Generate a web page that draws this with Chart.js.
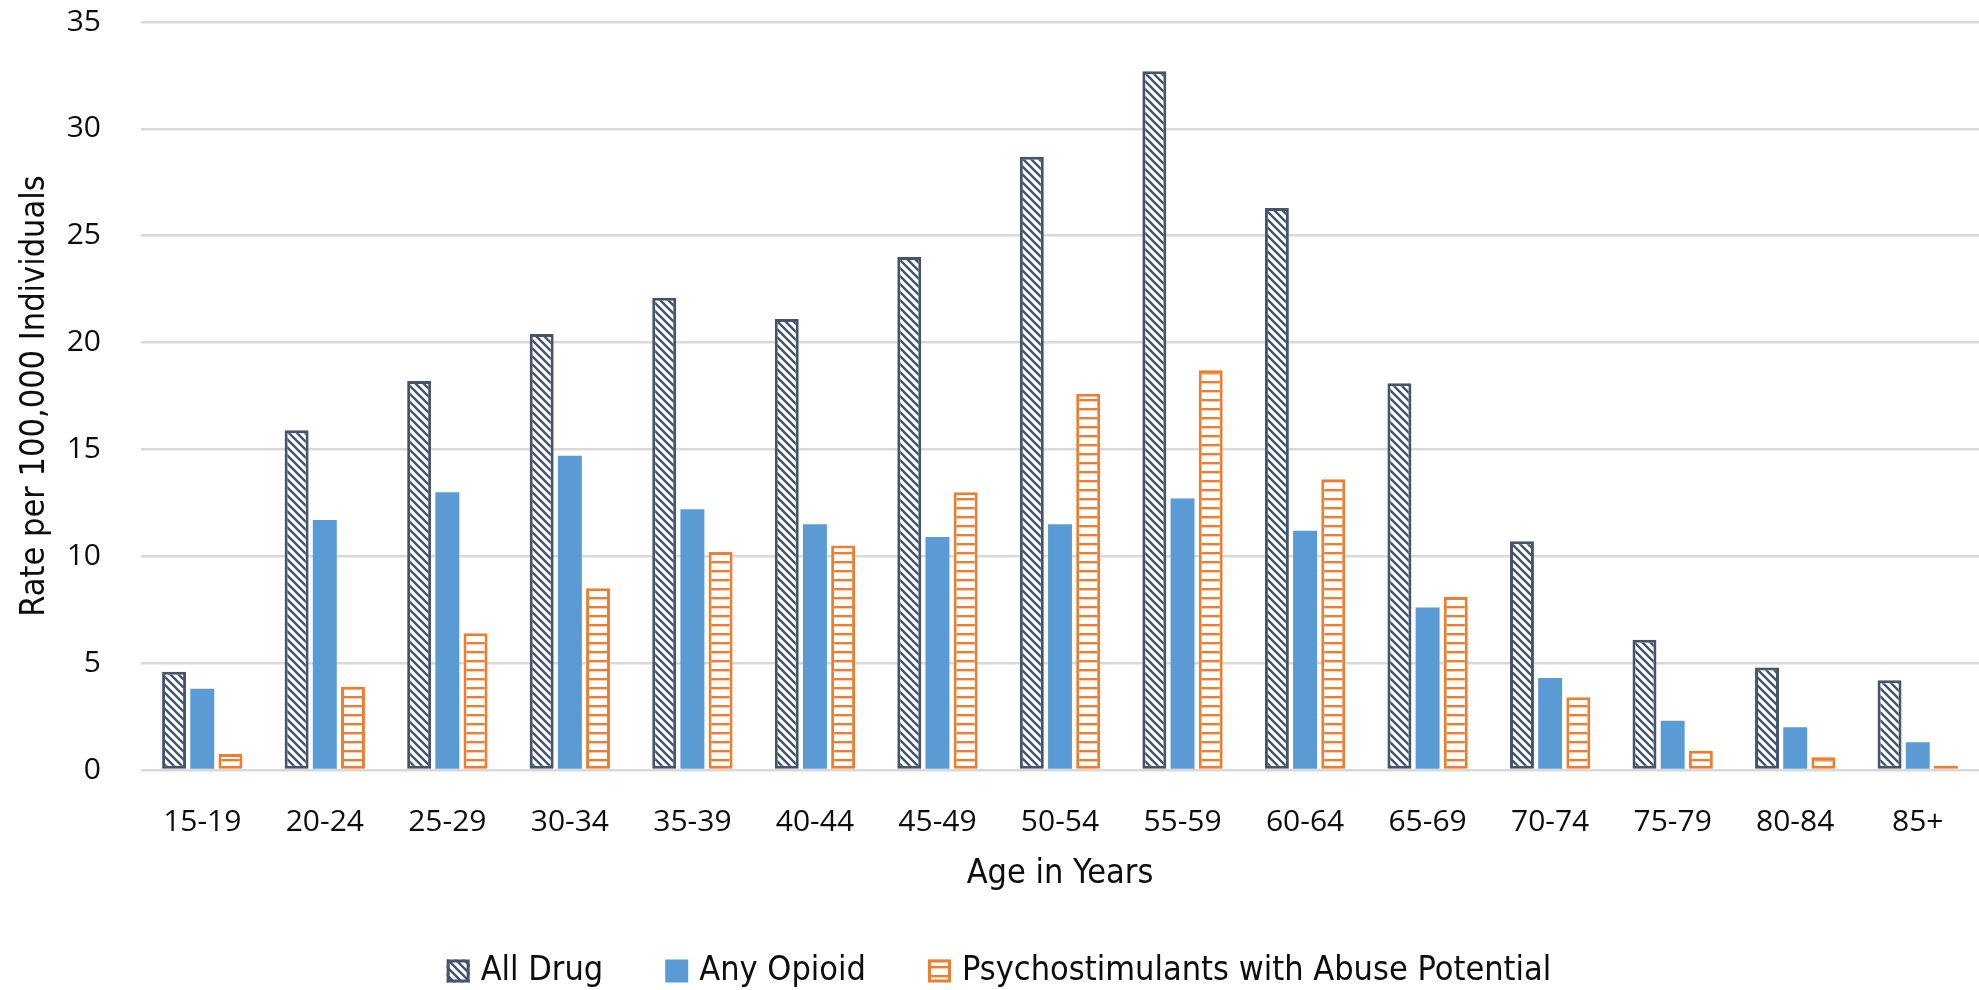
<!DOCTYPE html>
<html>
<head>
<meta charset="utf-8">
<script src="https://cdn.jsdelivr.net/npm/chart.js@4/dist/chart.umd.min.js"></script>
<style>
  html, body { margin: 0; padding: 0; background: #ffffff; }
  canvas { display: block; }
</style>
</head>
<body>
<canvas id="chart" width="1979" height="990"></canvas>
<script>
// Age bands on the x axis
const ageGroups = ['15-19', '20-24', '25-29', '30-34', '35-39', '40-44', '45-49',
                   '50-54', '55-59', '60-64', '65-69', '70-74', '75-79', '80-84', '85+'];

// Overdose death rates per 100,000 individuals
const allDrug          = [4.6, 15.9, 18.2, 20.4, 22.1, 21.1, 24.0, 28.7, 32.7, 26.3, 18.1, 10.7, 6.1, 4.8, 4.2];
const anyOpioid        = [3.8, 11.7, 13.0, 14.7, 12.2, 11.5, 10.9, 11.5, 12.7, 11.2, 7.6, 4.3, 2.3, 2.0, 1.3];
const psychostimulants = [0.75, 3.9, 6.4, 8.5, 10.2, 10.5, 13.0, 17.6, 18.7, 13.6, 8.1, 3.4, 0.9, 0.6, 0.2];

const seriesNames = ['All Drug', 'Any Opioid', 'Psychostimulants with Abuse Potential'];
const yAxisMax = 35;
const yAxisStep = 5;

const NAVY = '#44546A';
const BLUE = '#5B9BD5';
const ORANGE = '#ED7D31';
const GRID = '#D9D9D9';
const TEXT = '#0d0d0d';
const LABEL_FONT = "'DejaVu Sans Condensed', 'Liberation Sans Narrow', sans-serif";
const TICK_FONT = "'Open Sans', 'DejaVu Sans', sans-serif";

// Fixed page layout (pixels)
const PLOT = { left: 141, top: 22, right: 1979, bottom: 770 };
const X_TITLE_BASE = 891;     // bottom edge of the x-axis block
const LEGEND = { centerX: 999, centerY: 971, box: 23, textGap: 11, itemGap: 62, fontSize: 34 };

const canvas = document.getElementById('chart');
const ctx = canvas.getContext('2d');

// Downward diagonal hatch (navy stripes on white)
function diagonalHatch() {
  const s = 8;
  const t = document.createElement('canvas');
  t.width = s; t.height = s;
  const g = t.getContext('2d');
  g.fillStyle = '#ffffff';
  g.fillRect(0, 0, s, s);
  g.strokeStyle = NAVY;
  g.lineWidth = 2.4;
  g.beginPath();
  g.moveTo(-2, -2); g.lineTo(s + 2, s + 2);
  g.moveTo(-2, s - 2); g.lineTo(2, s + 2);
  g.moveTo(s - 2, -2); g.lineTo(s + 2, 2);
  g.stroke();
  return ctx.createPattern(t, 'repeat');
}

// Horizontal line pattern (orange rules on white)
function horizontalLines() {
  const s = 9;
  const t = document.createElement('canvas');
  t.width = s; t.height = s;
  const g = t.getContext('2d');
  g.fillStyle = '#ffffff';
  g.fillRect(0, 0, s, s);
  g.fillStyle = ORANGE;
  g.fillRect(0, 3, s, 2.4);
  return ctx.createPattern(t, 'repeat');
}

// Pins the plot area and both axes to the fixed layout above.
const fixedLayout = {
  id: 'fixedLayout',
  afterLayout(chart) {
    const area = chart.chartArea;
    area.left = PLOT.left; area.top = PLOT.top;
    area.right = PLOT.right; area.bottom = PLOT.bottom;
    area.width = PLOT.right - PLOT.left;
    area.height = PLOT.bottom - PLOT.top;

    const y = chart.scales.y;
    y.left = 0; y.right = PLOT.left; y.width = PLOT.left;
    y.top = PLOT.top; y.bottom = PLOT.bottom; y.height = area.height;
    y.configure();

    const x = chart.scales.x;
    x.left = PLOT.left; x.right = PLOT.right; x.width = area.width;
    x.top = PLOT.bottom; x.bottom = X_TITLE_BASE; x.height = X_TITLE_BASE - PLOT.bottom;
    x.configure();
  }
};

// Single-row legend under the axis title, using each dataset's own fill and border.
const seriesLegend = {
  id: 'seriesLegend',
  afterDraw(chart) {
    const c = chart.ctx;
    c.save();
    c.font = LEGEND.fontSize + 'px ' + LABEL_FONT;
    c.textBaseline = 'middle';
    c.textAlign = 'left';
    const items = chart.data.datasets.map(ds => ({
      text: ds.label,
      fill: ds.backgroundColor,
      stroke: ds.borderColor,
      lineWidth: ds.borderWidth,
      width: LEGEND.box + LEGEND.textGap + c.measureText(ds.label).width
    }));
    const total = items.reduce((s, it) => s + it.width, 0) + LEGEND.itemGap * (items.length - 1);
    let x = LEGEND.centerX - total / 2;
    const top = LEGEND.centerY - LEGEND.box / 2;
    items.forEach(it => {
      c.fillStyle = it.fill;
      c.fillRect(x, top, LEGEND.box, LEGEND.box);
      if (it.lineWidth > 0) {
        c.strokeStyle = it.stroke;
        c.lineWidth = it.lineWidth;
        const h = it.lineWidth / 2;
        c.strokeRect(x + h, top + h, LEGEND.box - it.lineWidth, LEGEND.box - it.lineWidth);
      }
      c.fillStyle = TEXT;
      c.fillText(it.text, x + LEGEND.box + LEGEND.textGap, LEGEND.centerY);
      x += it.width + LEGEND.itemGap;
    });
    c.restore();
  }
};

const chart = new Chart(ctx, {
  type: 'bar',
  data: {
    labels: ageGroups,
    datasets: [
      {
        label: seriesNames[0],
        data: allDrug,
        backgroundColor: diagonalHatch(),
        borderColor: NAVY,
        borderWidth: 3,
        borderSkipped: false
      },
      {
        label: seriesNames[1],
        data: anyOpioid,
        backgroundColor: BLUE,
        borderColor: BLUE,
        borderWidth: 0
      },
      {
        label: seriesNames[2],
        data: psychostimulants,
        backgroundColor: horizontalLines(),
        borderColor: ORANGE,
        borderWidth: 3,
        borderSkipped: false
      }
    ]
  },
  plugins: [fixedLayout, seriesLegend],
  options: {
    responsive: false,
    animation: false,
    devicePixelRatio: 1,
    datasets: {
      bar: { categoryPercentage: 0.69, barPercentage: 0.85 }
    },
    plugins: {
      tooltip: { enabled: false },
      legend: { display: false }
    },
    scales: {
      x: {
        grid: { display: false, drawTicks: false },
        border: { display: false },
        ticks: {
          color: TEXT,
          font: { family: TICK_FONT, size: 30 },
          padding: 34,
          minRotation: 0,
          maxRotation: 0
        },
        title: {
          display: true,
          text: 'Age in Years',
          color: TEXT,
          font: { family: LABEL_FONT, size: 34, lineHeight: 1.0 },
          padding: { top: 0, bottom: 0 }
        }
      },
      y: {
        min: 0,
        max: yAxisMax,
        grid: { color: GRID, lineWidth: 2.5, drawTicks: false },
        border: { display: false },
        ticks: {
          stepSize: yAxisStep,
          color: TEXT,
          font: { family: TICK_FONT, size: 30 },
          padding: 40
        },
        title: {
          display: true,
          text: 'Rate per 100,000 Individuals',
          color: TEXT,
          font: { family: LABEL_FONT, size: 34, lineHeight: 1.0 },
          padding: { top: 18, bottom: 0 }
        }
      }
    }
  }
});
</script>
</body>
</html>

WHAT YOU WILL DO -> Please write out all of the material above without changing a word, and omit any pictures.

SOLUTION FOR THIS EXERCISE ->
Generate a web page that draws this with Chart.js.
<!DOCTYPE html>
<html>
<head>
<meta charset="utf-8">
<script src="https://cdn.jsdelivr.net/npm/chart.js@4/dist/chart.umd.min.js"></script>
<style>
  html, body { margin: 0; padding: 0; background: #ffffff; }
  canvas { display: block; }
</style>
</head>
<body>
<canvas id="chart" width="1979" height="990"></canvas>
<script>
// Age bands on the x axis
const ageGroups = ['15-19', '20-24', '25-29', '30-34', '35-39', '40-44', '45-49',
                   '50-54', '55-59', '60-64', '65-69', '70-74', '75-79', '80-84', '85+'];

// Overdose death rates per 100,000 individuals
const allDrug          = [4.6, 15.9, 18.2, 20.4, 22.1, 21.1, 24.0, 28.7, 32.7, 26.3, 18.1, 10.7, 6.1, 4.8, 4.2];
const anyOpioid        = [3.8, 11.7, 13.0, 14.7, 12.2, 11.5, 10.9, 11.5, 12.7, 11.2, 7.6, 4.3, 2.3, 2.0, 1.3];
const psychostimulants = [0.75, 3.9, 6.4, 8.5, 10.2, 10.5, 13.0, 17.6, 18.7, 13.6, 8.1, 3.4, 0.9, 0.6, 0.2];

const seriesNames = ['All Drug', 'Any Opioid', 'Psychostimulants with Abuse Potential'];
const yAxisMax = 35;
const yAxisStep = 5;

const NAVY = '#44546A';
const BLUE = '#5B9BD5';
const ORANGE = '#ED7D31';
const GRID = '#D9D9D9';
const TEXT = '#0d0d0d';
const LABEL_FONT = "'DejaVu Sans Condensed', 'Liberation Sans Narrow', sans-serif";
const TICK_FONT = "'Open Sans', 'DejaVu Sans', sans-serif";

// Fixed page layout (pixels)
const PLOT = { left: 141, top: 22, right: 1979, bottom: 770 };
const X_TITLE_BASE = 891;     // bottom edge of the x-axis block
const LEGEND = { centerX: 999, centerY: 971, box: 23, textGap: 11, itemGap: 62, fontSize: 34 };

const canvas = document.getElementById('chart');
const ctx = canvas.getContext('2d');

// Downward diagonal hatch (navy stripes on white)
function diagonalHatch() {
  const s = 8;
  const t = document.createElement('canvas');
  t.width = s; t.height = s;
  const g = t.getContext('2d');
  g.fillStyle = '#ffffff';
  g.fillRect(0, 0, s, s);
  g.strokeStyle = NAVY;
  g.lineWidth = 2.4;
  g.beginPath();
  g.moveTo(-2, -2); g.lineTo(s + 2, s + 2);
  g.moveTo(-2, s - 2); g.lineTo(2, s + 2);
  g.moveTo(s - 2, -2); g.lineTo(s + 2, 2);
  g.stroke();
  return ctx.createPattern(t, 'repeat');
}

// Horizontal line pattern (orange rules on white)
function horizontalLines() {
  const s = 9;
  const t = document.createElement('canvas');
  t.width = s; t.height = s;
  const g = t.getContext('2d');
  g.fillStyle = '#ffffff';
  g.fillRect(0, 0, s, s);
  g.fillStyle = ORANGE;
  g.fillRect(0, 3, s, 2.4);
  return ctx.createPattern(t, 'repeat');
}

// Pins the plot area and both axes to the fixed layout above.
const fixedLayout = {
  id: 'fixedLayout',
  afterLayout(chart) {
    const area = chart.chartArea;
    area.left = PLOT.left; area.top = PLOT.top;
    area.right = PLOT.right; area.bottom = PLOT.bottom;
    area.width = PLOT.right - PLOT.left;
    area.height = PLOT.bottom - PLOT.top;

    const y = chart.scales.y;
    y.left = 0; y.right = PLOT.left; y.width = PLOT.left;
    y.top = PLOT.top; y.bottom = PLOT.bottom; y.height = area.height;
    y.configure();

    const x = chart.scales.x;
    x.left = PLOT.left; x.right = PLOT.right; x.width = area.width;
    x.top = PLOT.bottom; x.bottom = X_TITLE_BASE; x.height = X_TITLE_BASE - PLOT.bottom;
    x.configure();
  }
};

// Single-row legend under the axis title, using each dataset's own fill and border.
const seriesLegend = {
  id: 'seriesLegend',
  afterDraw(chart) {
    const c = chart.ctx;
    c.save();
    c.font = LEGEND.fontSize + 'px ' + LABEL_FONT;
    c.textBaseline = 'middle';
    c.textAlign = 'left';
    const items = chart.data.datasets.map(ds => ({
      text: ds.label,
      fill: ds.backgroundColor,
      stroke: ds.borderColor,
      lineWidth: ds.borderWidth,
      width: LEGEND.box + LEGEND.textGap + c.measureText(ds.label).width
    }));
    const total = items.reduce((s, it) => s + it.width, 0) + LEGEND.itemGap * (items.length - 1);
    let x = LEGEND.centerX - total / 2;
    const top = LEGEND.centerY - LEGEND.box / 2;
    items.forEach(it => {
      c.fillStyle = it.fill;
      c.fillRect(x, top, LEGEND.box, LEGEND.box);
      if (it.lineWidth > 0) {
        c.strokeStyle = it.stroke;
        c.lineWidth = it.lineWidth;
        const h = it.lineWidth / 2;
        c.strokeRect(x + h, top + h, LEGEND.box - it.lineWidth, LEGEND.box - it.lineWidth);
      }
      c.fillStyle = TEXT;
      c.fillText(it.text, x + LEGEND.box + LEGEND.textGap, LEGEND.centerY);
      x += it.width + LEGEND.itemGap;
    });
    c.restore();
  }
};

const chart = new Chart(ctx, {
  type: 'bar',
  data: {
    labels: ageGroups,
    datasets: [
      {
        label: seriesNames[0],
        data: allDrug,
        backgroundColor: diagonalHatch(),
        borderColor: NAVY,
        borderWidth: 3,
        borderSkipped: false
      },
      {
        label: seriesNames[1],
        data: anyOpioid,
        backgroundColor: BLUE,
        borderColor: BLUE,
        borderWidth: 0
      },
      {
        label: seriesNames[2],
        data: psychostimulants,
        backgroundColor: horizontalLines(),
        borderColor: ORANGE,
        borderWidth: 3,
        borderSkipped: false
      }
    ]
  },
  plugins: [fixedLayout, seriesLegend],
  options: {
    responsive: false,
    animation: false,
    devicePixelRatio: 1,
    datasets: {
      bar: { categoryPercentage: 0.69, barPercentage: 0.85 }
    },
    plugins: {
      tooltip: { enabled: false },
      legend: { display: false }
    },
    scales: {
      x: {
        grid: { display: false, drawTicks: false },
        border: { display: false },
        ticks: {
          color: TEXT,
          font: { family: TICK_FONT, size: 30 },
          padding: 34,
          minRotation: 0,
          maxRotation: 0
        },
        title: {
          display: true,
          text: 'Age in Years',
          color: TEXT,
          font: { family: LABEL_FONT, size: 34, lineHeight: 1.0 },
          padding: { top: 0, bottom: 0 }
        }
      },
      y: {
        min: 0,
        max: yAxisMax,
        grid: { color: GRID, lineWidth: 2.5, drawTicks: false },
        border: { display: false },
        ticks: {
          stepSize: yAxisStep,
          color: TEXT,
          font: { family: TICK_FONT, size: 30 },
          padding: 40
        },
        title: {
          display: true,
          text: 'Rate per 100,000 Individuals',
          color: TEXT,
          font: { family: LABEL_FONT, size: 34, lineHeight: 1.0 },
          padding: { top: 18, bottom: 0 }
        }
      }
    }
  }
});
</script>
</body>
</html>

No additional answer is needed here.